While I can appreciate the writing skill and the fascinating premise in, The Helm of Midnight, the first book in The Five Penalties series, it was a slower read for me which took me out of the action more than I would have liked.
“His will to kill might very well be ingrained in his echo.”
The first thing you notice when you hold The Helm in Midnight in your hands is the gorgeous cover art and tagline, “Evil Blooms in the Darkness.” The cover art combined with the saying gets you thinking about all sorts of intriguing ideas. To go along with the tag line, the author, Marina Lostetter described the story as The Silence of the labs meets Mistborn. Two of my favorite novels. The premise of the novel is certainly not far from that mashup. There is a lot of evil in this story combined with solid fantasy elements.

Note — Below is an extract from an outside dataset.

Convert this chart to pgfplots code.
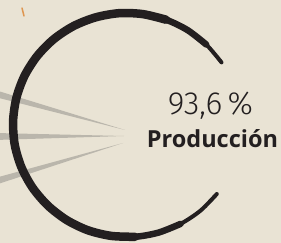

The story starts with a very detailed heist, a heist that goes somewhat off of the rails. Or did it? This fantasy story has the flavor of a police procedural. We are introduced to three protagonists in three different time frames. At first, this felt jarring, but Lostetter is an excellent storyteller and gave each of the protagonists’ solid voices that made them easy to differentiate them from one another. Firstly, we have Krona, whose story takes place in the now. I found her to be the most interesting of the three people. She has a complex relationship with her sister De-Lia.
Krona’s profession is that of a Regulator who protects magical artifacts; this includes the magical death mask mentioned in the blurb. There is a lot to unpack for Krona’s character, but mostly what I think of her are tenacity and intelligence. Essential aspects for someone who is in an investigative field. She is well written, and I enjoyed her sections of the story immensely.
Secondly, we have the character Melanie, and her chapters take place two years before Krona’s chapters. I did not connect with Melanie as much as I would have liked. Much of her story I can’t go into as it can be a bit spoilery, but she is an essential aspect of the overall narrative. Finally, the third point of view is that of Chabon himself. This is where Lostetter’s skill at writing shines. He is freaking terrifying, evil personified. But, his character’s darkness was familiar in that it resembled the malevolence of serial killers in history. I liked that. It allowed me to make some connections but also added a terrifying believability.
The darkness and violence in this story are executed very well. Wow. I enjoy dark fantasy and complex characters, so this was right up my alley on that front. There must have been a lot of research into the darkness and violence.
The only reason this wasn’t a five-star read for me was it slowed down a bit and lost connection between the chapters. I will be reading the second book of this series, as the premise and world-building were well done. I liked just about everything, and I am hoping that the next book will be a smidge smoother between transitions. That might be due to me as a reader and what I am looking for in stories. Lostetter is a fantastic writer, though, and if you are looking for a story that hits horror notes and fantasy, this is it!